Между тем антисемитизм его был вовсе не безграничен. В часть прибывали и другие евреи, и все они исправно служили, и он, как и все остальные, к ним не имел никаких претензий. Их даже ставили мне в пример. Дескать, смотри, тоже еврей, а не “косит”. Они были записаны в исключения. Я один был типичным. Сейчас к антисемитским взглядам я отношусь спокойней — как к заблуждению и соблазну. Это всегда плохо, всегда чревато подлым насилием и кровью, но с теми, кто так думает, можно и нужно разговаривать — не всегда, но часто. Особенно у нас, где все так запутано.

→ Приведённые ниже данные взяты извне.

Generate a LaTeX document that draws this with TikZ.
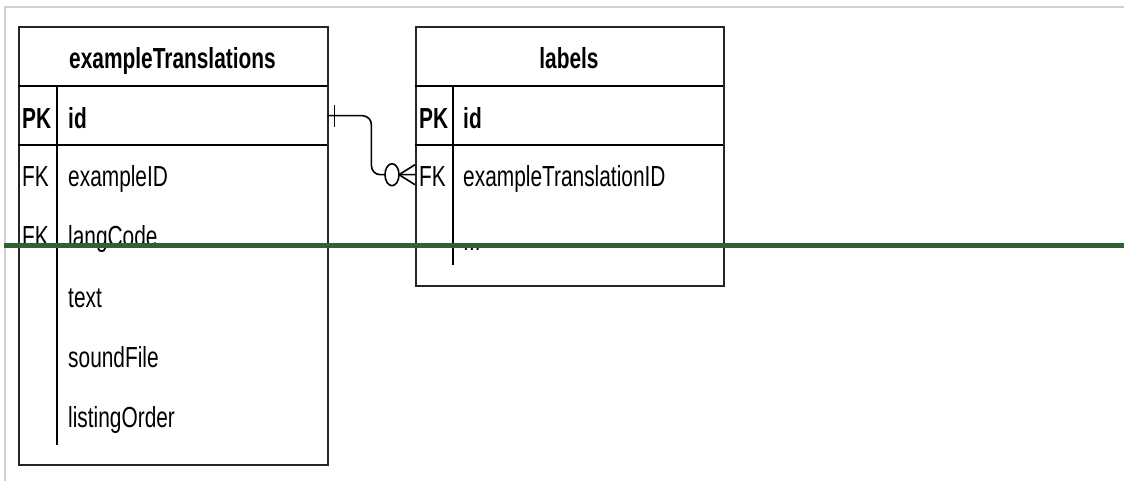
\documentclass[tikz,border=0pt]{standalone}
\usepackage{fontspec}
\setmainfont{Liberation Sans}[FakeStretch=0.72]
\usepackage{tikz}
\usetikzlibrary{positioning}
\definecolor{rulegreen}{RGB}{46,98,52}
\definecolor{framegray}{RGB}{208,208,208}

\begin{document}
\begin{tikzpicture}[x=1pt,y=-1pt,
  tbl/.style={draw=black!85,line width=2pt,anchor=north west,inner sep=0pt},
  row/.style={anchor=north west,inner sep=0pt,minimum height=59pt},
  fld/.style={anchor=base west,inner sep=0pt,font=\fontsize{29}{34}\selectfont},
  key/.style={fld,font=\fontsize{29}{34}\selectfont\bfseries},
  rel/.style={line width=1.6pt}]
\useasboundingbox (0,0) rectangle (1124,481);
\draw[framegray,line width=1.5pt] (5,481) -- (5,7) -- (1124,7);

% exampleTranslations
\path
(18,26)  node[tbl,minimum width=309pt,minimum height=438pt] (et) {}
(18,86)  node[row,minimum width=309pt] (et-pk) {}
(172.5,69) node[key,anchor=base] (et-name) {exampleTranslations}
(22,129) node[key] (et-k1) {PK}
(68,129) node[key] (et-f1) {id}
(22,186) node[fld] (et-k2) {FK}
(68,186) node[fld] (et-f2) {exampleID}
(22,246) node[fld] (et-k3) {FK}
(68,246) node[fld] (et-f3) {langCode}
(68,307) node[fld] (et-f4) {text}
(68,367) node[fld] (et-f5) {soundFile}
(68,427) node[fld] (et-f6) {listingOrder};
\draw[line width=2pt] (et-pk.north west) -- (et-pk.north east)
                      (et-pk.south west) -- (et-pk.south east);
\draw[line width=1.6pt] (57,86) -- (57,445);

% labels
\path
(415,26)  node[tbl,minimum width=308pt,minimum height=259pt] (lb) {}
(415,86)  node[row,minimum width=308pt] (lb-pk) {}
(415,145) node[row,minimum width=308pt] (lb-fk) {}
(569,69)  node[key,anchor=base] (lb-name) {labels}
(419,129) node[key] (lb-k1) {PK}
(463,129) node[key] (lb-f1) {id}
(419,186) node[fld] (lb-k2) {FK}
(463,186) node[fld] (lb-f2) {exampleTranslationID}
(463,250) node[fld] (lb-f3) {...};
\draw[line width=2pt] (lb-pk.north west) -- (lb-pk.north east)
                      (lb-pk.south west) -- (lb-pk.south east);
\draw[line width=1.6pt] (453,86) -- (453,265);

% one to zero-or-many
\draw[rel,rounded corners=9pt] (et-pk.east) -- ++(44,0) |- (lb-fk.west);
\draw[rel] ([xshift=7pt,yshift=11pt]et-pk.east) -- ([xshift=7pt,yshift=-11pt]et-pk.east);
\draw[rel] ([yshift=10pt]lb-fk.west) -- ([xshift=-16pt]lb-fk.west) -- ([yshift=-10pt]lb-fk.west);
\draw[rel,fill=white] ([xshift=-23pt]lb-fk.west) ellipse (7pt and 11pt);

\draw[rulegreen,line width=5pt] (4,245) -- (1124,245);
\end{tikzpicture}
\end{document}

Но что бы я ни думал теперь и тогда о нашем старшине, главным стимулятором атмосферы антисемитизма был не он, а некто Шестаков, неизвестно на каких правах уже долго околачивавшийся в этой тыловой части. Он говорил, что вообще-то он офицер, но куда-то подевались его документы и он их ждет. Надо сказать, что военное дело — во всяком случае, в пределах подготовки солдата или сержанта — он знал действительно хорошо, хотя считался рядовым. Сержантские лычки ему дали уже при нас. В то, что он действительно рвался на фронт, я не верил. Старшине и другим верил, ему нет: уж очень он лебезил перед всеми, от кого зависел. Этот человек был антисемитом настоящим, по душевной потребности. Я бы сказал, антисемитом — мечтателем и провозвестником. Впрочем, в его отношении ко мне сказывался не только антисемитизм. Я был попавшийся интеллигент, да еще еврей. А он тоже был “интеллигент” — жертва советизации вузов (кончил то ли учительский, то ли какие-то курсы) и в этом смысле мучим был комплексом неполноценности.
Его разговоры о евреях выходили за грани обычных в армии. Он не ограничивался тем, что евреи-де уклоняются от службы, но любил поговорить и о другом — о еврейском засилии. Однажды он рассказывал героическую сагу о себе как о борце с этим хитрым засильем.